* Start *
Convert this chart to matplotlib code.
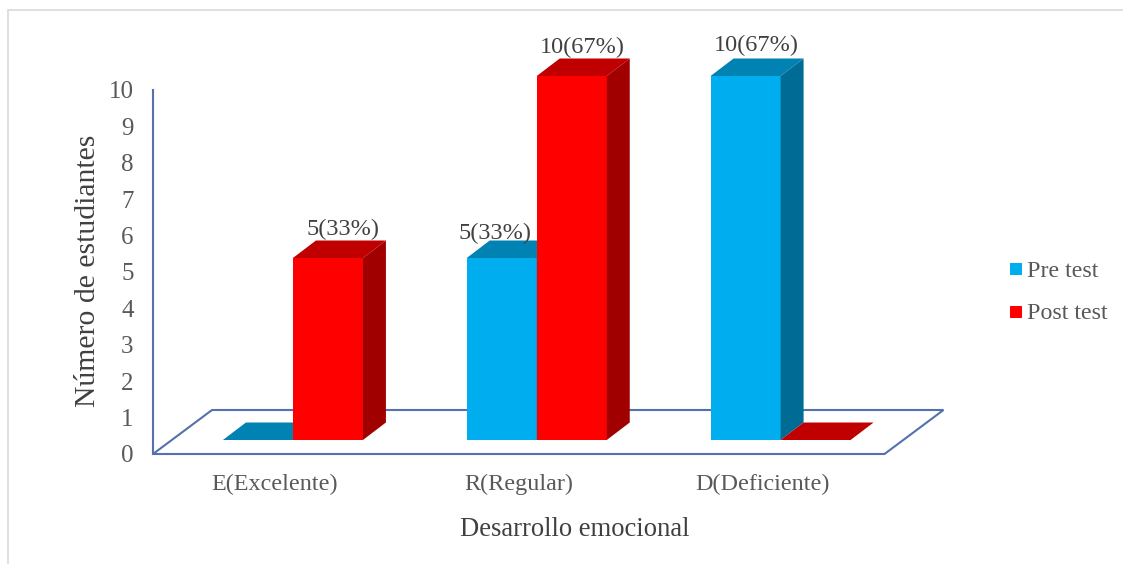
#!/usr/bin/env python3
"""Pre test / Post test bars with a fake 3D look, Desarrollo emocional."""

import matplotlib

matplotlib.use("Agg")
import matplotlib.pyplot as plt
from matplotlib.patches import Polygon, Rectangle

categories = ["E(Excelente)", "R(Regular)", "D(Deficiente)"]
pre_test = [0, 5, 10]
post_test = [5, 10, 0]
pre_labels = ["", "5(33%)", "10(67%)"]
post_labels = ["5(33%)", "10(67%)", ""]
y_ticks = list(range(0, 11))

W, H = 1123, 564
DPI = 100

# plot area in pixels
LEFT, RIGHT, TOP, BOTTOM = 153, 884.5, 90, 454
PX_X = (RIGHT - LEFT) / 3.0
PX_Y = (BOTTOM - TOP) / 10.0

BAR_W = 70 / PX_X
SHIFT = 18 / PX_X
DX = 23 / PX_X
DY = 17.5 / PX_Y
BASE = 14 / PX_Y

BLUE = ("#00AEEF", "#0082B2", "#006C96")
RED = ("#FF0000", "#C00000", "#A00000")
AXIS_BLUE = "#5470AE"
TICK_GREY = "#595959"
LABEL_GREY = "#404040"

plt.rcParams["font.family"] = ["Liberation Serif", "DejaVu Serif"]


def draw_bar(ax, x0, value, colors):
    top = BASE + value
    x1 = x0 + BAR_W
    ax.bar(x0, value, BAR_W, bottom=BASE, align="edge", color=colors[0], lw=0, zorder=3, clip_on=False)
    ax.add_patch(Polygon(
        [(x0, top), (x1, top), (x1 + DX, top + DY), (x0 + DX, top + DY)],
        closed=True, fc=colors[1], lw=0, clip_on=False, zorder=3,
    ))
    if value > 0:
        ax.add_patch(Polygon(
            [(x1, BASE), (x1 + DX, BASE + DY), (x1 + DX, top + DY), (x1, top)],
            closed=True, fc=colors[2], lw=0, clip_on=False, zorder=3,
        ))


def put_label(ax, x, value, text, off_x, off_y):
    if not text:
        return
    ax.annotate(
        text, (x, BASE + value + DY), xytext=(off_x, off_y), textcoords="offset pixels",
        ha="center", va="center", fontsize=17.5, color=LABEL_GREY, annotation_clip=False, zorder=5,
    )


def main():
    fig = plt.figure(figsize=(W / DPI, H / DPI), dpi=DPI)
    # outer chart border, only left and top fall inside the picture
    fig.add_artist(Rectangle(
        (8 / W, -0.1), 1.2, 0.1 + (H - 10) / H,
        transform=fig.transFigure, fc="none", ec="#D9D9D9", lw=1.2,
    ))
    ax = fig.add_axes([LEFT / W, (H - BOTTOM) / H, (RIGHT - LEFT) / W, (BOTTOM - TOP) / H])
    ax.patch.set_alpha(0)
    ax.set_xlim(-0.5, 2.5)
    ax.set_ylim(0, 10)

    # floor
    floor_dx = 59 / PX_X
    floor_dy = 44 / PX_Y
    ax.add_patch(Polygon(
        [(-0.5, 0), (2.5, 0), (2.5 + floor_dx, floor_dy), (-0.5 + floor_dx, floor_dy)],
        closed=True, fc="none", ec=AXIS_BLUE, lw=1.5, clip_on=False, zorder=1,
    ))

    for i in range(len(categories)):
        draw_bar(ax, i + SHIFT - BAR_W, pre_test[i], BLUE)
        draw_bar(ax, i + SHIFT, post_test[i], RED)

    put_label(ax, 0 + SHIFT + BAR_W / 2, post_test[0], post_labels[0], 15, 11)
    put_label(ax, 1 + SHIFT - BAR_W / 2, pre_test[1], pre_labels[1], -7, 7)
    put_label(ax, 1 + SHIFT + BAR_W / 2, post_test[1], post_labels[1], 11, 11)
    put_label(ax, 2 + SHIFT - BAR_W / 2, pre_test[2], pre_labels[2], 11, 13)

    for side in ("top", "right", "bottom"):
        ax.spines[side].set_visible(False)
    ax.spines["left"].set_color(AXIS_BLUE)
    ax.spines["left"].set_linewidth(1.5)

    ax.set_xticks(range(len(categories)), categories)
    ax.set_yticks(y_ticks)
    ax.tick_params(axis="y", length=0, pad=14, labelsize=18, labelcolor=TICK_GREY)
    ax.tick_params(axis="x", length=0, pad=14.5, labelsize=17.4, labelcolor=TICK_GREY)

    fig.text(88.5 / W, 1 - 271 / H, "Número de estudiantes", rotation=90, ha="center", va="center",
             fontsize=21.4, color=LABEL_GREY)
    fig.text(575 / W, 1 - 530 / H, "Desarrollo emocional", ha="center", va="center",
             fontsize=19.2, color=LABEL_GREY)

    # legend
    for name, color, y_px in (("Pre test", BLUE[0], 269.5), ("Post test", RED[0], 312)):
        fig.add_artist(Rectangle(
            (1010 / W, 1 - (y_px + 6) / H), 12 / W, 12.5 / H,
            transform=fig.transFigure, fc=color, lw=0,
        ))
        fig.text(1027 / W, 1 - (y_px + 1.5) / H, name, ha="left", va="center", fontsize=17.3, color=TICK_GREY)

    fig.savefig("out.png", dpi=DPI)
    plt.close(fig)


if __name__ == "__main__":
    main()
* End *
■ WHAT YOU ARE ASKED TO DO ■
Give the number of lines in the material above that have the word "matplotlib" in them, and nothing more.

■ SOLUTION TO THIS EXERCISE ■
5